Opinion: It’s time for the council to ask the neighbors who live there
Maybe the truth might be too uncomfortable to hear. I’m talking about the latest densification proposals being bandied about at recent Boulder City Council meetings. Last year there were some relatively innocuous moves to up-zone a few areas to allow for a bit more housing. But now the push is on to densify many single-family neighborhoods. I’m not talking about a few limited-size accessory dwelling units (ADUs), but wholesale changes in the zoning itself to reduce minimum lot sizes that would multiply the number of houses and people.
Let’s be clear — the “progressive” majority doesn’t seem to really care about making housing truly more affordable. If they did, they would have already raised the percentage of permanently affordable units required for new developments from the current 25% (some or all of which can be off site) to 50% on site. This is the minimum required to even come close to maintaining our economic mix of citizens. And they would have increased the jobs-housing linkage fee paid by new employment development from the current $30 per square foot for office space to what’s needed, which is multiples higher.

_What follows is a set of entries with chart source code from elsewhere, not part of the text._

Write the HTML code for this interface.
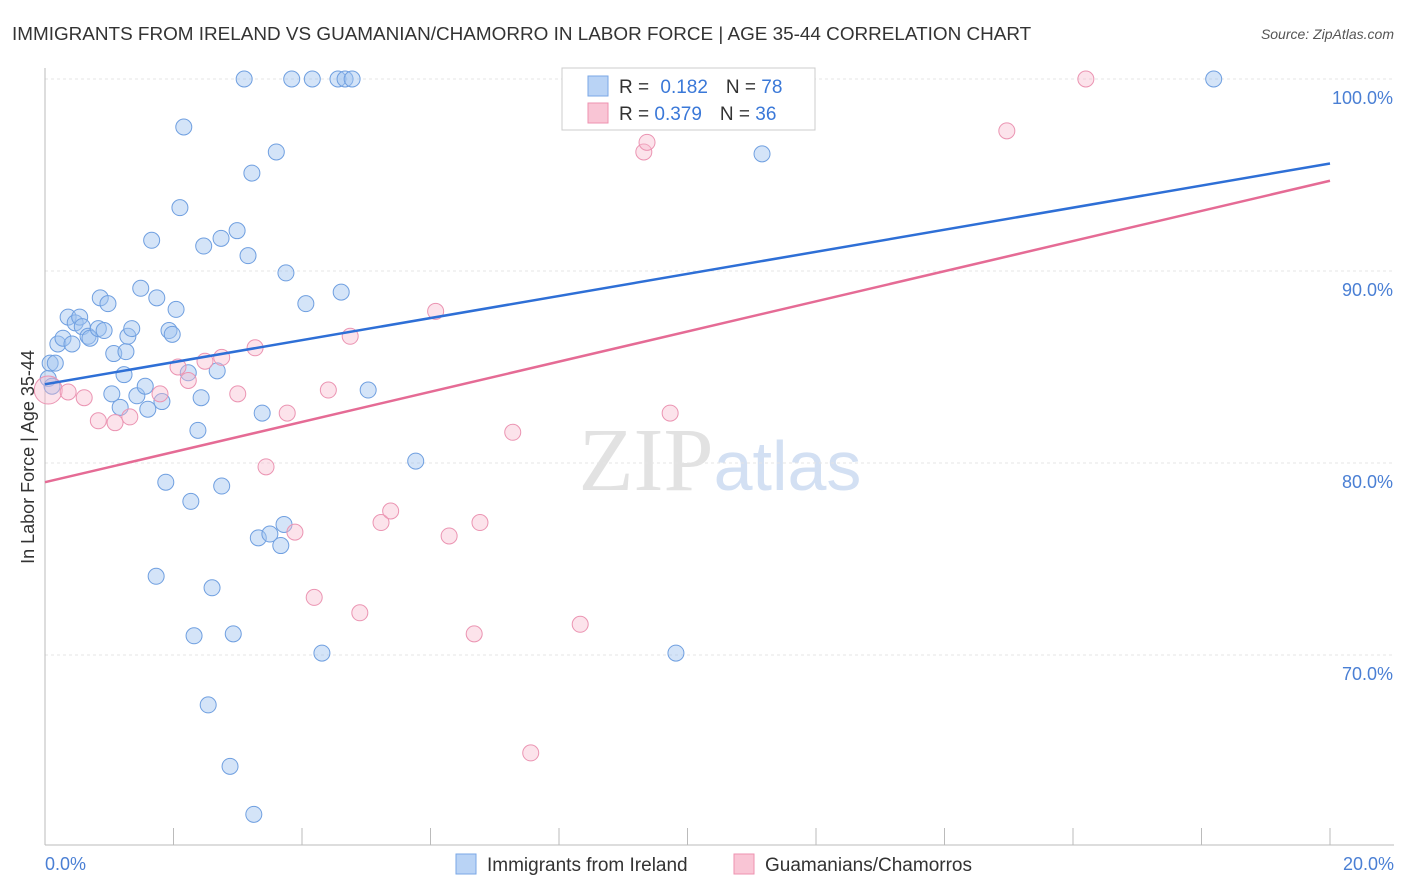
<!DOCTYPE html>
<html><head><meta charset="utf-8"><style>
body{margin:0;background:#fff;font-family:"Liberation Sans",sans-serif;}
svg{display:block}
</style></head><body>
<svg id="chart" width="1406" height="892">
<text x="12" y="40" font-size="18.9" fill="#333">IMMIGRANTS FROM IRELAND VS GUAMANIAN/CHAMORRO IN LABOR FORCE | AGE 35-44 CORRELATION CHART</text>
<text x="1394" y="39" font-size="14" fill="#555" font-style="italic" text-anchor="end">Source: ZipAtlas.com</text>
<text x="720" y="490" font-size="90" fill="#e2e2e2" text-anchor="middle" font-family="Liberation Serif">ZIP<tspan fill="#d3e0f3" font-family="Liberation Sans" font-size="70">atlas</tspan></text>
<g id="grid"></g><g id="axes"></g><g id="pts"></g><g id="lines"></g>
<text transform="translate(34,457) rotate(-90)" font-size="18" fill="#333" text-anchor="middle">In Labor Force | Age 35-44</text>
<text x="45" y="870" font-size="18" fill="#4a7fd4">0.0%</text>
<text x="1394" y="870" font-size="18" fill="#4a7fd4" text-anchor="end">20.0%</text>
<g>
<rect x="562" y="68" width="253" height="62" fill="#fff" stroke="#ccc"/>
<rect x="588" y="76" width="20" height="20" fill="#b9d3f5" stroke="#7aa7e6"/>
<rect x="588" y="103" width="20" height="20" fill="#f9c5d5" stroke="#ee92b0"/>
<text x="619" y="93" font-size="19" fill="#333">R = <tspan fill="#3a78d8" dx="6">0.182</tspan><tspan fill="#333" dx="18">N = </tspan><tspan fill="#3a78d8">78</tspan></text>
<text x="619" y="120" font-size="19" fill="#333">R = <tspan fill="#3a78d8">0.379</tspan><tspan fill="#333" dx="18">N = </tspan><tspan fill="#3a78d8">36</tspan></text>
</g>
<g>
<rect x="456" y="854" width="20" height="20" fill="#b9d3f5" stroke="#7aa7e6"/>
<text x="487" y="871" font-size="19" fill="#333">Immigrants from Ireland</text>
<rect x="734" y="854" width="20" height="20" fill="#f9c5d5" stroke="#ee92b0"/>
<text x="765" y="871" font-size="19" fill="#333">Guamanians/Chamorros</text>
</g>
</svg>
<script>
const yTicks=[100,90,80,70];
const yTickLabels=["100.0%","90.0%","80.0%","70.0%"];
const blueX=[0.05,0.08,0.16,0.11,0.2,0.28,0.36,0.42,0.47,0.54,0.58,0.67,0.7,0.83,0.86,0.92,0.98,1.07,1.17,1.23,1.26,1.29,1.35,1.43,1.49,1.56,1.6,1.66,1.73,1.74,1.82,1.88,1.93,1.98,2.04,2.1,2.16,2.23,2.27,2.32,2.38,2.43,2.47,2.54,2.6,2.68,2.74,2.75,2.88,2.93,2.99,3.1,3.16,3.22,3.25,3.32,3.38,3.5,3.6,3.67,3.72,3.75,3.84,4.06,4.16,4.31,4.56,4.61,4.67,4.78,5.03,5.77,8.25,9.82,11.16,18.19,1.04];
const blueY=[84.4,85.2,85.2,84.0,86.2,86.5,87.6,86.2,87.3,87.6,87.1,86.6,86.5,87.0,88.6,86.9,88.3,85.7,82.9,84.6,85.8,86.6,87.0,83.5,89.1,84.0,82.8,91.6,74.1,88.6,83.2,79.0,86.9,86.7,88.0,93.3,97.5,84.7,78.0,71.0,81.7,83.4,91.3,67.4,73.5,84.8,91.7,78.8,64.2,71.1,92.1,100,90.8,95.1,61.7,76.1,82.6,76.3,96.2,75.7,76.8,89.9,100,88.3,100,70.1,100,88.9,100,100,83.8,80.1,100,70.1,96.1,100,83.6];
const pinkX=[0.05,0.36,0.61,0.83,1.09,1.32,1.79,2.07,2.23,2.49,2.75,3.0,3.27,3.44,3.77,3.89,4.19,4.41,4.75,4.9,5.23,5.38,6.08,6.29,6.68,6.77,7.28,7.56,8.33,9.32,9.37,9.73,10.75,14.97,16.2];
const pinkY=[83.8,83.7,83.4,82.2,82.1,82.4,83.6,85.0,84.3,85.3,85.5,83.6,86.0,79.8,82.6,76.4,73.0,83.8,86.6,72.2,76.9,77.5,87.9,76.2,71.1,76.9,81.6,64.9,71.6,96.2,96.7,82.6,100,97.3,100];
const X=v=>45+v*64.25, Y=v=>79+(100-v)*19.2;
const NS="http://www.w3.org/2000/svg";
function mk(t,a,p){const e=document.createElementNS(NS,t);for(const k in a)e.setAttribute(k,a[k]);document.getElementById(p).appendChild(e);return e;}
yTicks.forEach((t,i)=>{
 const l=mk('line',{x1:45,x2:1394,y1:Y(t),y2:Y(t),stroke:'#e4e4e4','stroke-dasharray':'3,3'},'grid');
 
 
 const tx=mk('text',{x:1393,y:Y(t)+25,'font-size':18,fill:'#4a7fd4','text-anchor':'end'},'grid');tx.textContent=yTickLabels[i];
 
 
});
mk('line',{x1:45,x2:45,y1:68,y2:845,stroke:'#bbb'},'axes');
mk('line',{x1:45,x2:1394,y1:845,y2:845,stroke:'#bbb'},'axes');
for(let i=0;i<=10;i++){const t=mk('line',{x1:X(i*2),x2:X(i*2),y1:828,y2:845,stroke:'#bbb'},'axes');
 
 }
blueX.forEach((v,i)=>{const c=mk('circle',{cx:X(v),cy:Y(blueY[i]),r:8,fill:'rgba(160,195,240,0.45)',stroke:'#6f9fe0','stroke-width':1},'pts');
 
 });
pinkX.forEach((v,i)=>{const c=mk('circle',{cx:X(v),cy:Y(pinkY[i]),r:i==0?14:8,fill:'rgba(248,185,205,0.4)',stroke:'#eb94b2','stroke-width':1},'pts');
 
 });
const blueLine=[84.1,95.6], pinkLine=[79.0,94.7];
const b=mk('line',{x1:X(0),y1:Y(blueLine[0]),x2:X(20),y2:Y(blueLine[1]),stroke:'#2e6fd6','stroke-width':2.5},'lines');


const p=mk('line',{x1:X(0),y1:Y(pinkLine[0]),x2:X(20),y2:Y(pinkLine[1]),stroke:'#e56b95','stroke-width':2.5},'lines');


</script>
</body></html>
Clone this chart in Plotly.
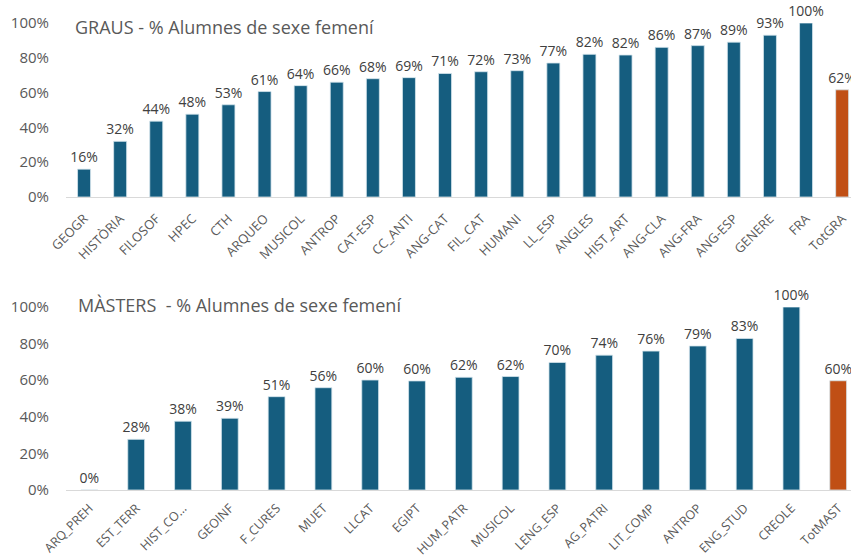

But apparently, some progressives’ agenda is not just up-zoning to the limits of the Boulder Valley Comprehensive Plan by reducing minimum lot sizes. It’s also changing the rules by including “open space within neighborhoods,” like parks, schools, roads, etc., in the acreage used to calculate units per acre. That way the current density is diluted, so more houses can be added within the Comp Plan’s maximums.
The BVCP is an agreement between the City and the County. It’s not a state law that can be enforced by ordinary citizens. So, it’s up to the county commissioners to disagree and force the “progressives” to comply with the BVCP’s intent, assuming this council discussion goes further than just words.
It’s likely that this notion will initially only be applied in a few neighborhoods, like the ones near high-frequency transit that HB24-1313, Housing in Transit-Oriented Communities, focuses on and, if passed, mandates a housing density of 40 units per acre. (Single-family zoning is typically just a fraction of that.) The difference is that the legislators averaged the residential density over all areas within one-quarter mile of such transit (plus areas within a half mile of transit stations). But the council progressives’ proposal is targeted geographically, and not averaged over large areas.
City staff claims that Boulder, once the zoning for the Transit Village expansion and East Boulder Subcommunity Plan is finished, will meet HB24-1313’s requirements. City staff calculated that over 146,000 housing units could be built just within the area impacted by HB24-1313, if all that land were developed to its maximum allowed residential level. Add that to all the housing units allowed in the rest of the city, and we’d be talking about at least tripling Boulder’s population.
Not that this will likely happen here, because a lot of that land is already in use for shopping, offices, etc. But apparently the folks at the Legislature didn’t consider that. Nor did they look at the huge demand for housing in Colorado, now that remote work has become so popular. If they had, they would have faced reality — that, just as became clear in Boulder decades ago, demand will far outstrip any attempts to meet it that would be tolerable in terms of quality of life and of the environment.
Anyway, the idea of the council actually polling the neighbors in an unbiased and informed manner is now a joke, given the City’s distorted polling in the last few years. Fully informing people would require acknowledging that complete information still has not been developed about long-term future housing demand and about price inelasticity (how little difference adding housing will make on prices or rents), showing them good data on the negative effects on air quality, water supply and noise pollution, discussing how future planned business growth will make the affordable housing situation worse, revealing the lack of impact fees to pay for transportation improvements, parks and new rec centers, quantifying CU’s unbounded growth, etc., etc.
Asking every voting resident of the targeted neighborhoods what they want in an unbiased and informed manner is also fraught with peril. People might say that they like their neighborhoods the way they are, and that they moved there with the very reasonable expectation that the government would not destroy their quality of life just to meet those politicians’ political whims through gratuitous densification.
Suppose these neighbors do say “no.” Then what?